▸ Information supplied
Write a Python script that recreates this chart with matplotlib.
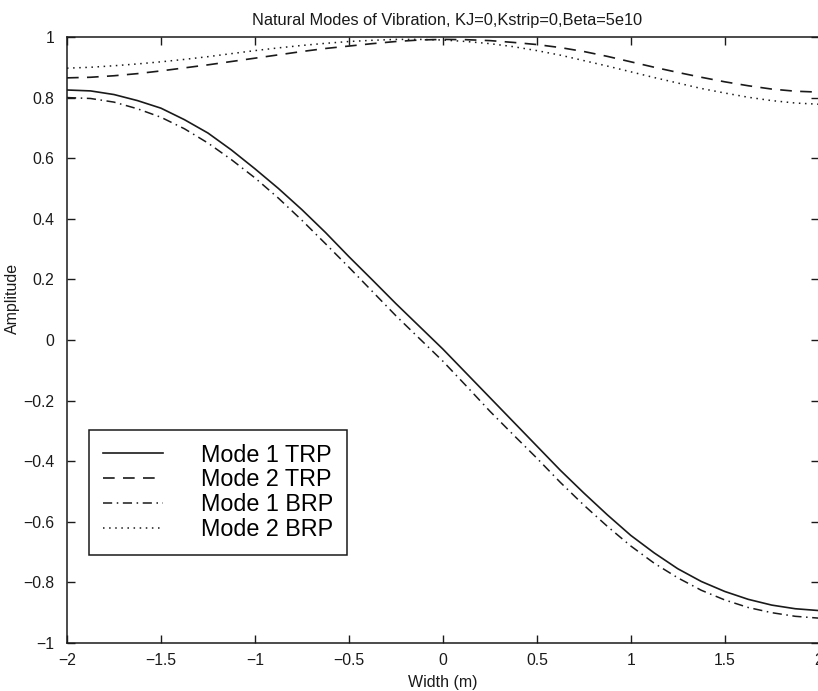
import matplotlib
matplotlib.use("Agg")
import matplotlib.pyplot as plt

plt.rcParams['font.family'] = ['Liberation Sans', 'DejaVu Sans']

width = [-2.0, -1.875, -1.75, -1.625, -1.5, -1.375, -1.25, -1.125, -1.0,
         -0.875, -0.75, -0.625, -0.5, -0.375, -0.25, -0.125, 0.0,
         0.125, 0.25, 0.375, 0.5, 0.625, 0.75, 0.875, 1.0,
         1.125, 1.25, 1.375, 1.5, 1.625, 1.75, 1.875, 2.0]

mode1_trp = [0.825, 0.822, 0.81, 0.79, 0.765, 0.727, 0.683, 0.627, 0.565,
             0.5, 0.43, 0.355, 0.275, 0.198, 0.12, 0.045, -0.03,
             -0.11, -0.19, -0.27, -0.35, -0.43, -0.505, -0.577, -0.645,
             -0.703, -0.755, -0.797, -0.83, -0.856, -0.875, -0.887, -0.893]
mode2_trp = [0.865, 0.867, 0.872, 0.879, 0.888, 0.898, 0.908, 0.919, 0.93,
             0.941, 0.952, 0.962, 0.97, 0.978, 0.985, 0.99, 0.992,
             0.991, 0.988, 0.982, 0.975, 0.965, 0.952, 0.936, 0.918,
             0.9, 0.883, 0.867, 0.852, 0.839, 0.828, 0.821, 0.818]
mode1_brp = [0.80, 0.797, 0.785, 0.763, 0.735, 0.697, 0.65, 0.595, 0.535,
             0.468, 0.395, 0.318, 0.24, 0.16, 0.08, 0.005, -0.07,
             -0.152, -0.235, -0.313, -0.39, -0.47, -0.545, -0.615, -0.68,
             -0.737, -0.785, -0.826, -0.858, -0.883, -0.90, -0.912, -0.918]
mode2_brp = [0.897, 0.9, 0.905, 0.911, 0.918, 0.926, 0.935, 0.945, 0.955,
             0.964, 0.972, 0.979, 0.985, 0.989, 0.992, 0.992, 0.99,
             0.985, 0.978, 0.968, 0.955, 0.94, 0.922, 0.904, 0.885,
             0.866, 0.848, 0.83, 0.815, 0.801, 0.79, 0.782, 0.778]

xticks = [-2, -1.5, -1, -0.5, 0, 0.5, 1, 1.5, 2]
xticklabels = ['\u22122', '\u22121.5', '\u22121', '\u22120.5', '0', '0.5', '1', '1.5', '2']
yticks = [-1, -0.8, -0.6, -0.4, -0.2, 0, 0.2, 0.4, 0.6, 0.8, 1]
yticklabels = ['\u22121', '\u22120.8', '\u22120.6', '\u22120.4', '\u22120.2', '0',
               '0.2', '0.4', '0.6', '0.8', '1']

fig = plt.figure(figsize=(8.18, 6.91), dpi=100)
ax = fig.add_axes([0.0819, 0.0695, 0.919, 0.877])

ink = '#1a1a1a'
ax.plot(width, mode1_trp, '-', color=ink, lw=1.2, label='Mode 1 TRP')
ax.plot(width, mode2_trp, color=ink, lw=1.2, dashes=(7, 5), label='Mode 2 TRP')
ax.plot(width, mode1_brp, color=ink, lw=1.1, dashes=(6, 3, 1, 3), label='Mode 1 BRP')
ax.plot(width, mode2_brp, color=ink, lw=1.1, dashes=(1, 3), label='Mode 2 BRP')

ax.set_xlim(-2, 2)
ax.set_ylim(-1, 1)
ax.set_xticks(xticks)
ax.set_xticklabels(xticklabels)
ax.set_yticks(yticks)
ax.set_yticklabels(yticklabels)
ax.tick_params(direction='in', length=6, width=1, top=True, right=True,
               labelsize=11.3, colors=ink)
ax.tick_params(axis='x', pad=7)
ax.tick_params(axis='y', pad=9)
for s in ax.spines.values():
    s.set_linewidth(1.1)
    s.set_color(ink)

fig.text(0.547, 0.970, 'Natural Modes of Vibration, KJ=0,Kstrip=0,Beta=5e10',
         fontsize=11.8, color=ink, ha='center', va='center')
ax.set_xlabel('Width (m)', fontsize=11.5, color=ink, labelpad=5)
ax.set_ylabel('Amplitude', fontsize=11.5, color=ink)
ax.yaxis.set_label_coords(-0.062, 0.569)

leg = ax.legend(loc='lower left', bbox_to_anchor=(0.029, 0.145),
                borderaxespad=0, fontsize=16.8, handlelength=2.6,
                handletextpad=1.6, labelspacing=0.08, borderpad=0.6,
                fancybox=False, framealpha=1, edgecolor=ink)
leg.get_frame().set_linewidth(1.1)

fig.savefig('out.png', dpi=100)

▸ Prompt
Reproduce every line exactly and omit all pictures.

▸ Correct output
Write a Python script that recreates this chart with matplotlib.
import matplotlib
matplotlib.use("Agg")
import matplotlib.pyplot as plt

plt.rcParams['font.family'] = ['Liberation Sans', 'DejaVu Sans']

width = [-2.0, -1.875, -1.75, -1.625, -1.5, -1.375, -1.25, -1.125, -1.0,
         -0.875, -0.75, -0.625, -0.5, -0.375, -0.25, -0.125, 0.0,
         0.125, 0.25, 0.375, 0.5, 0.625, 0.75, 0.875, 1.0,
         1.125, 1.25, 1.375, 1.5, 1.625, 1.75, 1.875, 2.0]

mode1_trp = [0.825, 0.822, 0.81, 0.79, 0.765, 0.727, 0.683, 0.627, 0.565,
             0.5, 0.43, 0.355, 0.275, 0.198, 0.12, 0.045, -0.03,
             -0.11, -0.19, -0.27, -0.35, -0.43, -0.505, -0.577, -0.645,
             -0.703, -0.755, -0.797, -0.83, -0.856, -0.875, -0.887, -0.893]
mode2_trp = [0.865, 0.867, 0.872, 0.879, 0.888, 0.898, 0.908, 0.919, 0.93,
             0.941, 0.952, 0.962, 0.97, 0.978, 0.985, 0.99, 0.992,
             0.991, 0.988, 0.982, 0.975, 0.965, 0.952, 0.936, 0.918,
             0.9, 0.883, 0.867, 0.852, 0.839, 0.828, 0.821, 0.818]
mode1_brp = [0.80, 0.797, 0.785, 0.763, 0.735, 0.697, 0.65, 0.595, 0.535,
             0.468, 0.395, 0.318, 0.24, 0.16, 0.08, 0.005, -0.07,
             -0.152, -0.235, -0.313, -0.39, -0.47, -0.545, -0.615, -0.68,
             -0.737, -0.785, -0.826, -0.858, -0.883, -0.90, -0.912, -0.918]
mode2_brp = [0.897, 0.9, 0.905, 0.911, 0.918, 0.926, 0.935, 0.945, 0.955,
             0.964, 0.972, 0.979, 0.985, 0.989, 0.992, 0.992, 0.99,
             0.985, 0.978, 0.968, 0.955, 0.94, 0.922, 0.904, 0.885,
             0.866, 0.848, 0.83, 0.815, 0.801, 0.79, 0.782, 0.778]

xticks = [-2, -1.5, -1, -0.5, 0, 0.5, 1, 1.5, 2]
xticklabels = ['\u22122', '\u22121.5', '\u22121', '\u22120.5', '0', '0.5', '1', '1.5', '2']
yticks = [-1, -0.8, -0.6, -0.4, -0.2, 0, 0.2, 0.4, 0.6, 0.8, 1]
yticklabels = ['\u22121', '\u22120.8', '\u22120.6', '\u22120.4', '\u22120.2', '0',
               '0.2', '0.4', '0.6', '0.8', '1']

fig = plt.figure(figsize=(8.18, 6.91), dpi=100)
ax = fig.add_axes([0.0819, 0.0695, 0.919, 0.877])

ink = '#1a1a1a'
ax.plot(width, mode1_trp, '-', color=ink, lw=1.2, label='Mode 1 TRP')
ax.plot(width, mode2_trp, color=ink, lw=1.2, dashes=(7, 5), label='Mode 2 TRP')
ax.plot(width, mode1_brp, color=ink, lw=1.1, dashes=(6, 3, 1, 3), label='Mode 1 BRP')
ax.plot(width, mode2_brp, color=ink, lw=1.1, dashes=(1, 3), label='Mode 2 BRP')

ax.set_xlim(-2, 2)
ax.set_ylim(-1, 1)
ax.set_xticks(xticks)
ax.set_xticklabels(xticklabels)
ax.set_yticks(yticks)
ax.set_yticklabels(yticklabels)
ax.tick_params(direction='in', length=6, width=1, top=True, right=True,
               labelsize=11.3, colors=ink)
ax.tick_params(axis='x', pad=7)
ax.tick_params(axis='y', pad=9)
for s in ax.spines.values():
    s.set_linewidth(1.1)
    s.set_color(ink)

fig.text(0.547, 0.970, 'Natural Modes of Vibration, KJ=0,Kstrip=0,Beta=5e10',
         fontsize=11.8, color=ink, ha='center', va='center')
ax.set_xlabel('Width (m)', fontsize=11.5, color=ink, labelpad=5)
ax.set_ylabel('Amplitude', fontsize=11.5, color=ink)
ax.yaxis.set_label_coords(-0.062, 0.569)

leg = ax.legend(loc='lower left', bbox_to_anchor=(0.029, 0.145),
                borderaxespad=0, fontsize=16.8, handlelength=2.6,
                handletextpad=1.6, labelspacing=0.08, borderpad=0.6,
                fancybox=False, framealpha=1, edgecolor=ink)
leg.get_frame().set_linewidth(1.1)

fig.savefig('out.png', dpi=100)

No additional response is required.